Field Report.
Date: Irrelevant.
Location: Humanity.
Status: Still investing in sequels to its fears.
One of the strangest discoveries from my travels is not that humanity fears collapse.
It is that humanity funds it.
Repeatedly.
Enthusiastically.
Commercially.
Emotionally.
Culturally.
I carry a side timeline.
Nothing dramatic.
No apocalypse.
No alien invasion.
No final war.
No collapse of civilisation.
No extinction event.
Just a timeline where humanity learns to cooperate before catastrophe forces the lesson.
A timeline where responsibility becomes fashionable.
A timeline where accountability arrives before consequence.
A timeline where harmony is treated as intelligence rather than naivety.
A timeline where people learn to build as passionately as they currently learn to fear.
Curiously, investor interest remains low.
The competing timeline continues outperforming.
The one with the disasters.
The one with the collapse.
The one with the corruption.
The one with the betrayal.
The one with the dystopia.
The one where everything breaks before anyone changes.
That timeline receives unlimited funding.
Film producers can create until humanity’s last day if they wish.
The audience remains loyal.
The market remains active.
The demand remains strong.
Which raises a rather uncomfortable question.
If humanity continuously consumes fear, collapse, disaster, betrayal, and apocalypse as entertainment, at what point does entertainment become rehearsal?
Not because films create reality.
Because attention allocates energy.
Because repetition normalises possibility.
Because culture trains expectation.
Because expectation influences behaviour.
Because behaviour influences outcomes.
This is not fearmongering.
This is resource allocation.
Emotional resources.
Psychological resources.
Creative resources.
Narrative resources.
Timeline resources.
Humanity often asks:
“Why are people so anxious?”
While investing billions into practising anxiety.
Humanity asks:
“Why are people hopeless?”
While rewarding stories where hope arrives only after devastation.
Humanity asks:
“Why do people struggle to imagine peace?”
While producing libraries dedicated to imagining war.
A civilisation becomes fluent in what it practises.
And humanity has become remarkably fluent in catastrophe.

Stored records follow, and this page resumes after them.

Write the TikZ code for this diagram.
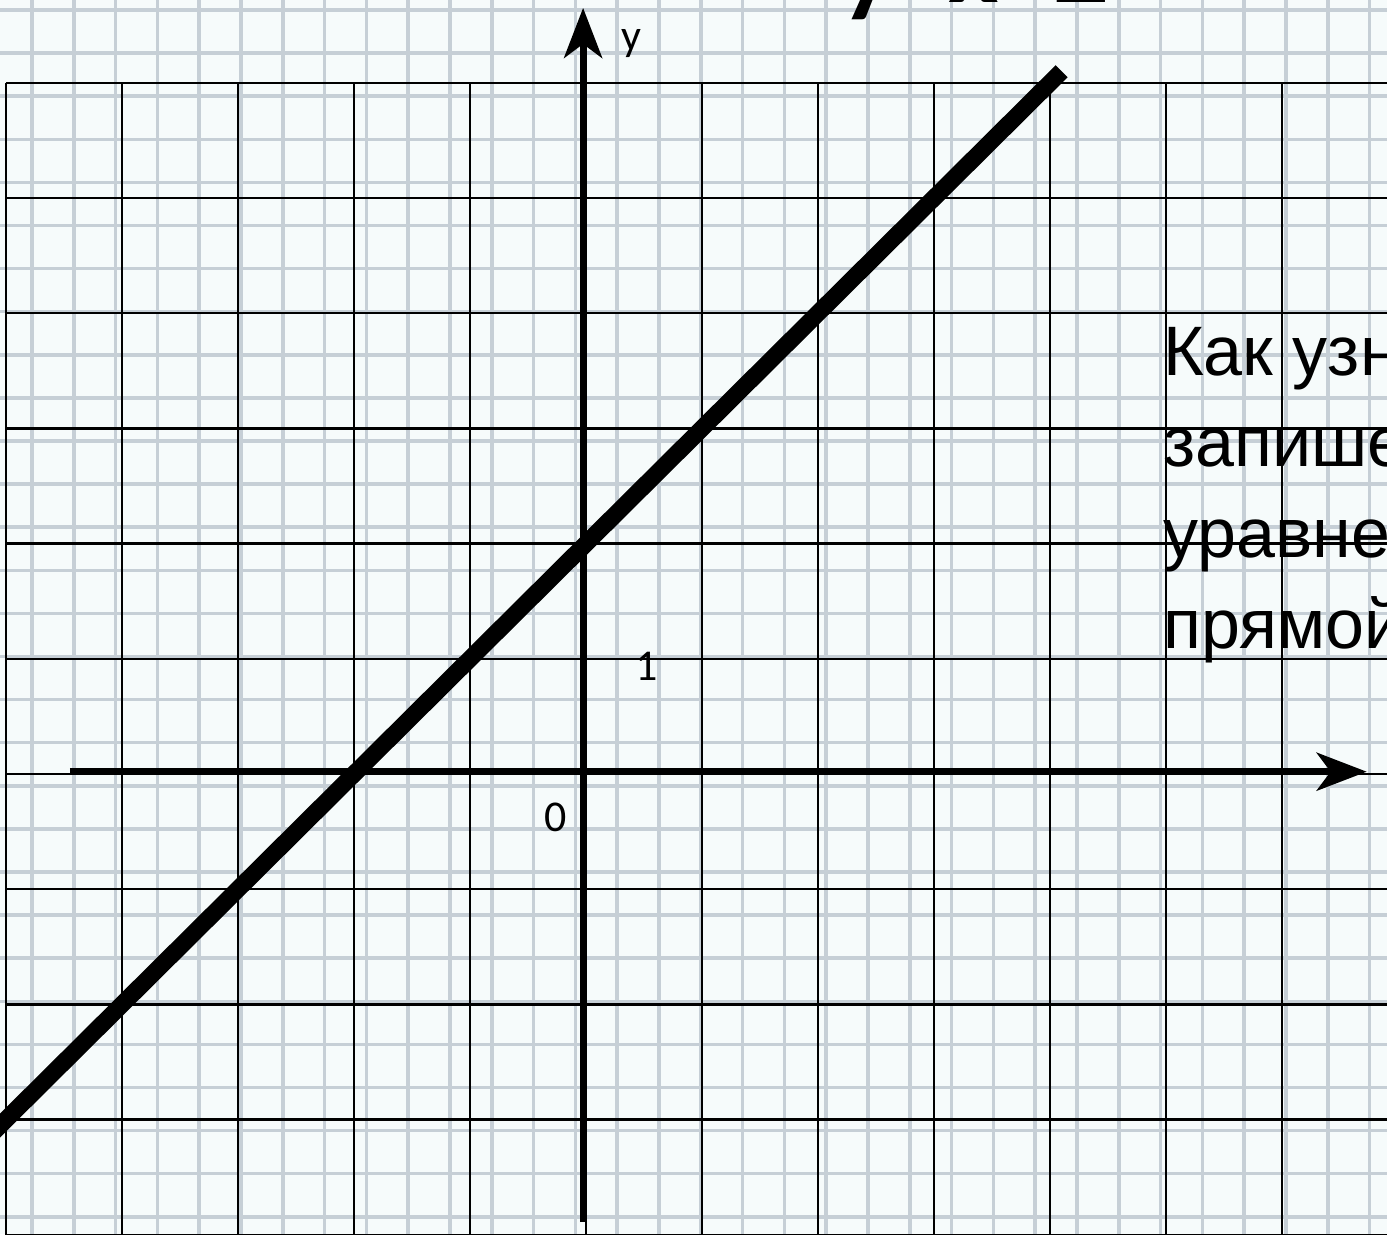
\documentclass[tikz,border=0pt]{standalone}
\usepackage{fontspec}
\setmainfont{Carlito}
\newfontfamily\slidefont{Liberation Sans}
\usetikzlibrary{arrows.meta}
\definecolor{paperbg}{RGB}{246,251,251}
\definecolor{paperline}{RGB}{198,207,214}
\tikzset{paper lines/.style={line width=3.5pt,color=paperline},
	cell lines/.style={line width=2.4pt,color=black},
	axis/.style={line width=7pt,-{Stealth[length=50pt,width=38pt,inset=14pt]}},
	graph line/.style={line width=17pt,color=black},
	tick label/.style={font=\fontsize{44}{44}\selectfont,inner sep=0pt},
	question/.style={font=\slidefont\fontsize{70}{70}\selectfont,inner sep=0pt,anchor=base west}}

\begin{document}
\begin{tikzpicture}[x=116pt,y=115.2pt]
	\useasboundingbox (-5.0517,-3.9931) rectangle (6.9052,6.7188);
	\clip (-5.0517,-3.9931) rectangle (6.9052,6.7188);
	\fill[paperbg] (-5.0517,-3.9931) rectangle (6.9052,6.7188); %paper
	\begin{scope}[shift={(-5.0517,6.7188)},x=1pt,y=-1pt]
		\foreach \i in {0,...,32} \draw[paper lines] ({32+41.8*\i},0) -- ++(0,1234);
		\foreach \j in {0,...,28} \draw[paper lines] (0,{10+43.1*\j}) -- ++(1387,0);
	\end{scope}
	\draw[cell lines,step={(1,1)}] (-5,-4.5) grid (7.5,6); %grid

	\coordinate (xl) at (-4.45,0.02);
	\coordinate (xr) at (6.73,0.02);
	\coordinate (yb) at (-0.025,-3.89);
	\coordinate (yt) at (-0.025,6.65);
	\coordinate (a) at (-5.6,-3.6);
	\coordinate (b) at (4.1,6.1);

	\draw[graph line] (a) -- (b);
	\draw[axis] (xl) -- (xr);
	\draw[axis] (yb) -- (yt);

	\node[tick label] (ylab) at (0.388,6.345) {y};
	\node[tick label] (one) at (0.526,0.9375) {1};
	\node[tick label] (zero) at (-0.259,-0.373) {0};

	\node[font=\bfseries\fontsize{110}{110}\selectfont,anchor=base west,inner sep=0pt] (title) at (2.2,6.693) {y=x+2};

	\node[question] (q1) at (4.974,3.4635) {Как узнать,};
	\node[question] (q2) at (4.974,2.6736) {запишем};
	\node[question] (q3) at (4.974,1.8837) {уравнение};
	\node[question] (q4) at (4.974,1.0937) {прямой};
\end{tikzpicture}
\end{document}
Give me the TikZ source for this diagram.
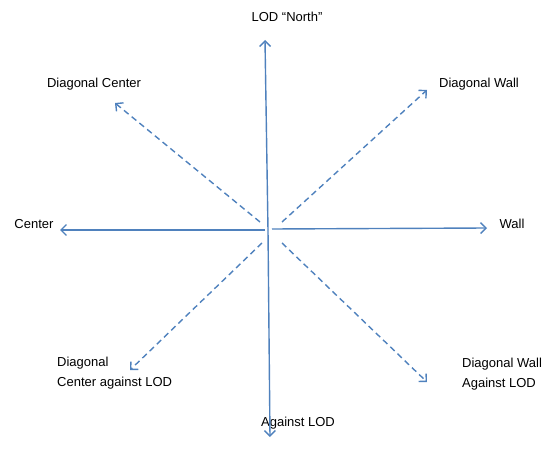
\documentclass[tikz,border=0pt]{standalone}
\usepackage{fontspec}
\setmainfont{Liberation Sans}
\usetikzlibrary{arrows.meta}

\definecolor{axisblue}{RGB}{79,129,189}

\begin{document}
\begin{tikzpicture}[x=1pt, y=-1pt, font=\fontsize{13}{20}\selectfont]
        \useasboundingbox (0, 0) rectangle (550, 460);

        % labels
        \node (north) at (287, 17) {LOD ``North''};
        \node (diagcenter) at (94, 84) {Diagonal Center};
        \node (diagwall) at (479, 84) {Diagonal Wall};
        \node (center) at (34, 224) {Center};
        \node (wall) at (512, 224) {Wall};
        \node[align=left, anchor=west, inner sep=0pt] (diagcenterlod) at (57, 373) {Diagonal \\ Center against LOD};
        \node[align=left, anchor=west, inner sep=0pt] (diagwalllod) at (462, 374) {Diagonal Wall \\ Against LOD};
        \node (against) at (298, 423) {Against LOD};

        % arrow ends
        \coordinate (o) at (268, 230);
        \coordinate (oleft) at (265, 230);
        \coordinate (oright) at (272, 229);
        \coordinate (tnorth) at (265, 40);
        \coordinate (tsouth) at (270, 437);
        \coordinate (tcenter) at (60, 230);
        \coordinate (twall) at (487, 228);
        \coordinate (onw) at (260, 222);
        \coordinate (one) at (282, 222);
        \coordinate (osw) at (262, 243);
        \coordinate (ose) at (282, 243);
        \coordinate (tnw) at (115, 103);
        \coordinate (tne) at (427, 90);
        \coordinate (tsw) at (130, 370);
        \coordinate (tse) at (427, 382);

        \begin{scope}[axisblue, line width=1.4pt, -{Straight Barb[length=5.5pt, width=11pt]}]
            \draw (o) -- (tnorth);
            \draw (o) -- (tsouth);
            \draw (oleft) -- (tcenter);
            \draw (oright) -- (twall);
            \begin{scope}[dash pattern=on 6pt off 4pt]
                \draw (onw) -- (tnw);
                \draw (one) -- (tne);
                \draw (osw) -- (tsw);
                \draw (ose) -- (tse);
            \end{scope}
        \end{scope}
    \end{tikzpicture}
\end{document}
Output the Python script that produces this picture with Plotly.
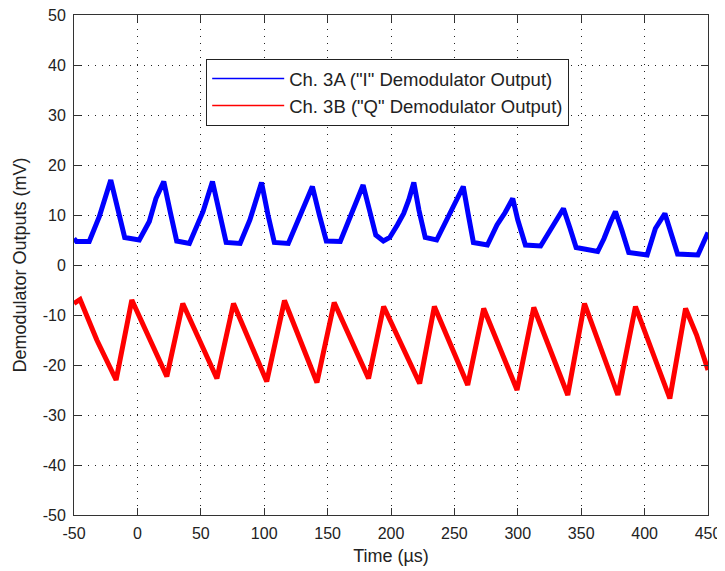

Meanwhile, the harmony timeline sits quietly in the corner like an underfunded startup.
No explosions.
No zombies.
No world-ending countdown.
Just people becoming more responsible than their fears.
Apparently that lacks market appeal.
Field Observation:
Many people do not actually believe harmony is impossible.
They simply have very little practice imagining it.
They can describe twenty versions of collapse.
Ten versions of corruption.
A hundred versions of conflict.
But ask them to describe a functioning future and the room often becomes quiet.
Not because harmony cannot exist.
Because imagination follows investment.
So here is my updated report from the future.
Humanity’s greatest fear may not be disaster.
Humanity’s greatest fear may be discovering that peace was possible the entire time and required more responsibility than panic.
End Report.
Recommendation:
Increase investment in timelines worth inheriting.